Comment est né votre film ?
Echec d’un projet antérieur, budget restreint, équipe réduite, c’est ainsi qu’a débuté l’aventure de Lust. Pour mener à bien le tournage, commencé en juillet 2015, on est restés enfermés pendant quinze long jours dans un tout petit appartement où il faisait une chaleur étouffante. On a tous travaillé dans l’enthousiasme sur la base du bénévolat. C’était un travail d’une telle intensité que j’ai été obligé de prendre un peu de repos juste après.

Le financement ?
C’est moi qui l’ai assuré en grande partie, avec l’aide des commerces et entreprises de Stord, l’île de l’ouest de la Norvège où j’habite et où a eu lieu le tournage. On nous a fourni ce dont nous avions besoin : nourriture, vêtements, matériel en tout genre. On n’envisageait pas au départ un lancement d’envergure. Il n’était alors pas question de date butoir, de délais à respecter. Reinert Horneland et moi pensions simplement faire un film pour la promo de notre société de production Eske & Horn. Et puis un beau jour le distributeur Another World Entertainment a manifesté son intérêt, et de nouvelles possibilités se sont offertes à nous. On nous prenait désormais au sérieux, et une distribution dans les grandes salles était envisageable.

L’esthétique compte aussi pour vous.
C’est certain.

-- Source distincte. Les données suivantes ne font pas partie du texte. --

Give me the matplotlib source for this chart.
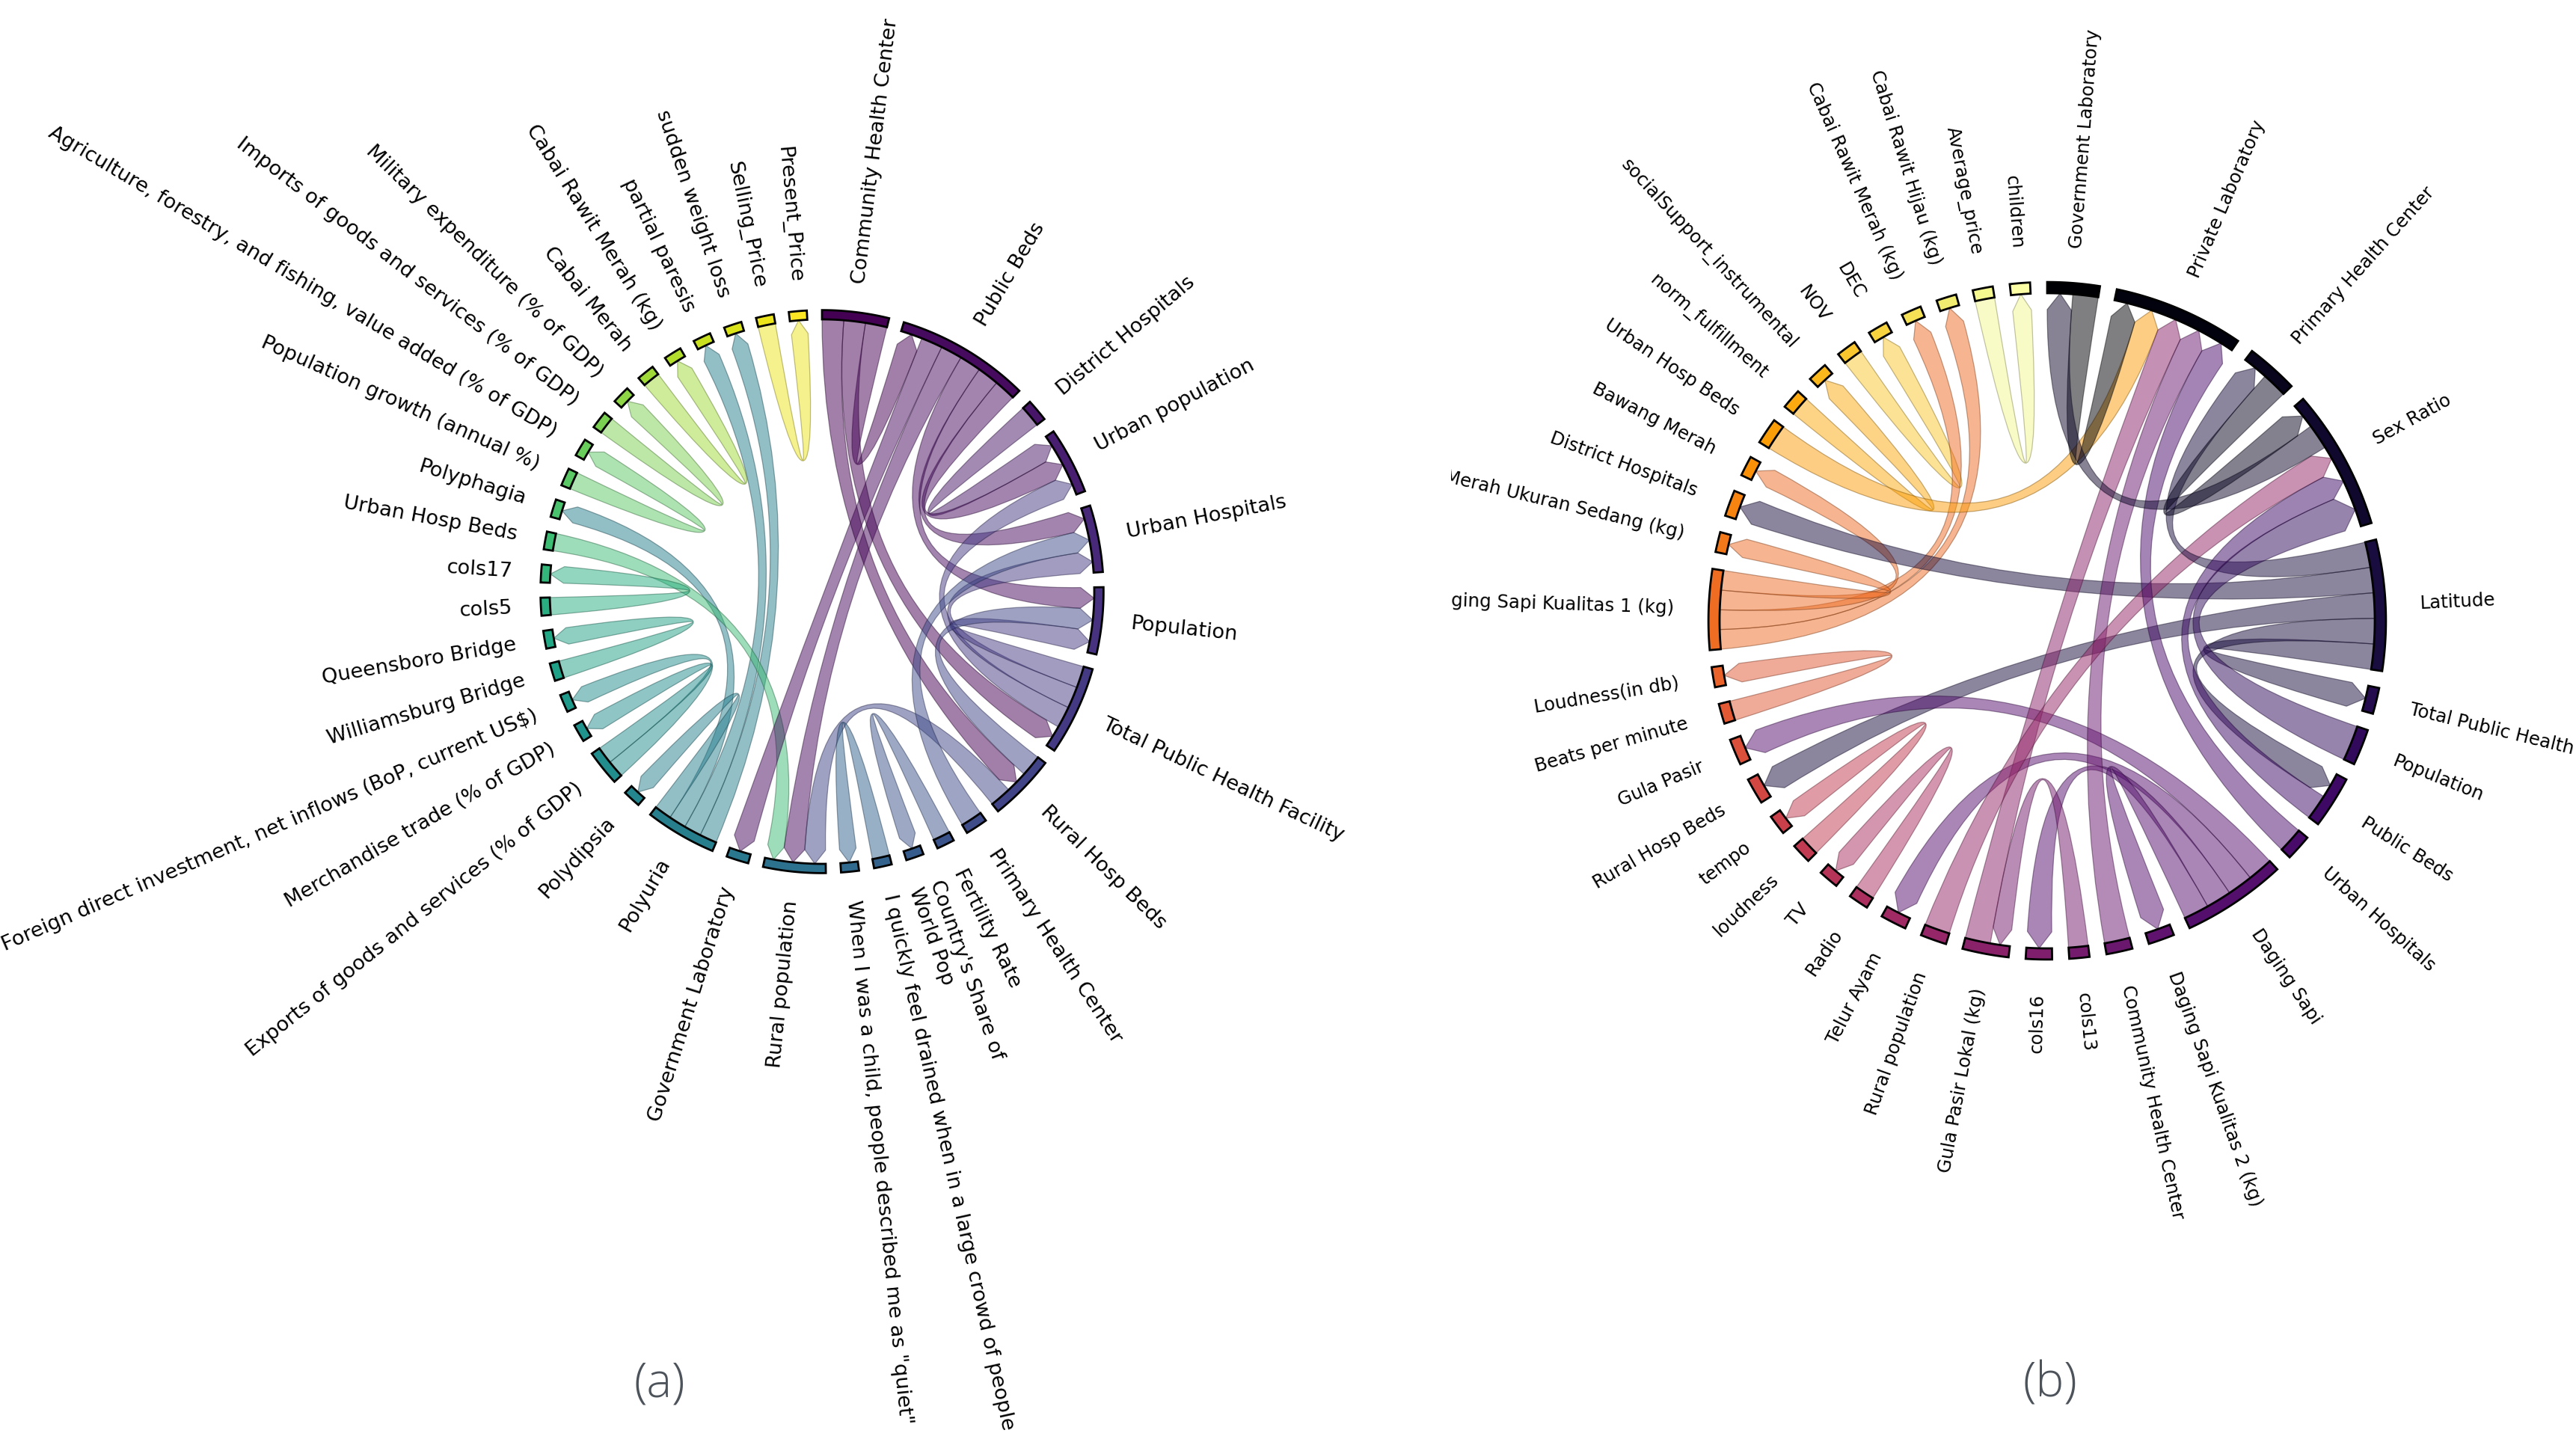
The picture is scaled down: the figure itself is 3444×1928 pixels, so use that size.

La couleur d’ensemble de Lust est le verdâtre, vert-de-gris sur lequel vient trancher, entre autre, le rouge du vin, le rouge du sang... Comme vous le savez, le vrai sang est inutilisable lors d’un tournage : ça coagule très vite, ça sent mauvais, et la couleur n’est guère satisfaisante.

Il paraît que la grenadine associée au colorant carmin donne de bons résultats.
C’est possible. En tout cas, mon sang de cinéma je l’ai acheté à Londres chez des spécialistes, une bonne quinzaine de kilos.

Pas très appétissant tout ça…
Pour vous peut-être, mais avec ce sang j’ai pu faire un film qui va, je pense, intéresser mon public, surtout des jeunes d’une vingtaine d’années, les enthousiastes de Ramaskrik, le festival annuel du film d’horreur qui se tient en automne à Oppdal. Oui, je crois que les amateurs de thrillers à l’ambiance claustrophobique, au suspense insoutenable, avec une bonne dose d’effets spéciaux seront comblés. J’espère aussi que Lust va susciter au moins curiosité et intérêt auprès des non-initiés.

Et vous... vous n’avez jamais peur ?
Oh, que si ! Heureusement écrire mes sinistres histoires au climat anxiogène m’aide à dédramatiser certaines situations, à exorciser mes peurs. Mon rêve, d’ailleurs, c’est d’aller à Paris visiter les Catacombes. Oui, j’aime me faire peur.